When Life Calls Us Deep Within

The age of 49 is a time to reorient and mature. The Greek philosopher Plato, as always, offers some guidance.


Around the time we turn 49, we tend to question our self-image. We often experience self-doubt and emphasize more the deficit on our balance sheet of life. Add to this questioning the fact that—for the last 49 years—we’ve been convinced our bodily performance would continue unabated. The first signs of demise disrupt this autosuggestion. We probably find our careers overly burdensome and perhaps even our familial obligations as well. At 49, we slow down and no longer find it as easy to get back into our previous rhythms. We feel depressed, and this can lead to moments of personal exhaustion. At the same time, a general reassessment offers the chance to refurbish our world, so to speak. But how? No one has prepared us for this new phase of life. It comes around the corner unannounced and demands that we let go of any delusional thoughts. We feel that life will no longer come so easily in the future. Our own development will no longer automatically move upward. We have the feeling that now the second half of life begins. What do we even want anymore? What can we still achieve? And as long as there are no clear answers or perspectives on this, we lack certainty about what lies ahead.
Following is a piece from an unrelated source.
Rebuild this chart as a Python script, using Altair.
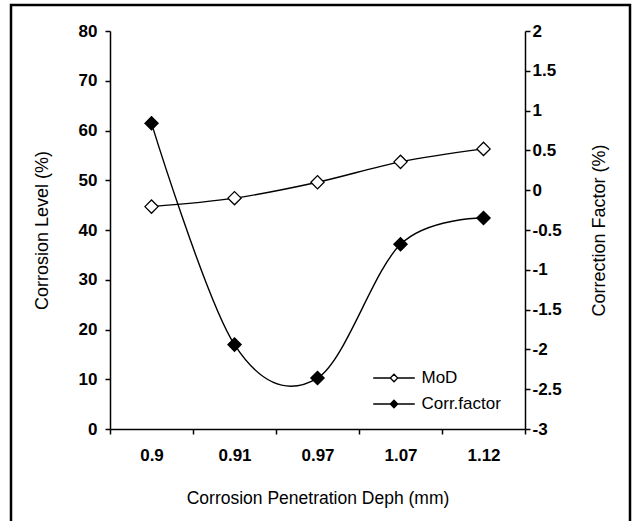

Those of us who have a quiet sense of where life’s journey is headed at 49 can count ourselves lucky.

A New Level

Even at 42, we still wanted to reach a higher level in our morals and ethics. The urge to uplift our inward maturity to a new level continues as we turn 49. Our soul has become more compassionate toward the needs of humanity. Perhaps an inward longing for a new organ of perception is even emerging within us. From now on, something is beginning to take shape in this realm that resembles a new capacity to view things in a positive and independent way. Many of us use this phase of life for realignment. Conscious perception increases our self-esteem. We are better able to let things unfold rather than compulsively trying to shape them ourselves. The well-being of others comes into focus more than ever before. At 49, we learn to let go of our disappointments. Instead, we realize that we do not have to reach every goal in order to approve of our lives. At 49, we can be more prudent by accepting that false hopes are not something we need to pursue.

New Ideas

If we have the courage and the will to add a new dimension to our lives at this stage, we can explore the question of what higher ideas are. We can try to familiarize ourselves with the “idea of the Good.” Plato attributes a real existence to what specific things generally have in common. He understands concrete things solely as representations of ideas which have a preexisting reality. Plato thereby became a pioneer of ideal realism. He knows the idea in things and the things in ideas. In this truth, we can find a connection to a higher idea.

This presupposes that we give over our initial sensations to our activity of thinking. A new kind of sensation and perception begins when we turn to our thoughts. We comprehend our own thinking through thinking about it; we catch a glimpse of thinking within thinking; we see, hear, and feel through thinking—that is the task of this stage of life. In this respect, thinking itself now becomes something entirely new. We strive to become human beings who can attain a higher level of thinking. For the vast majority of us, this stage of life marks a new beginning. It constitutes a kind of soul-spirit rebirth that opens up thinking to us in a new way: thinking becomes an organ of perception.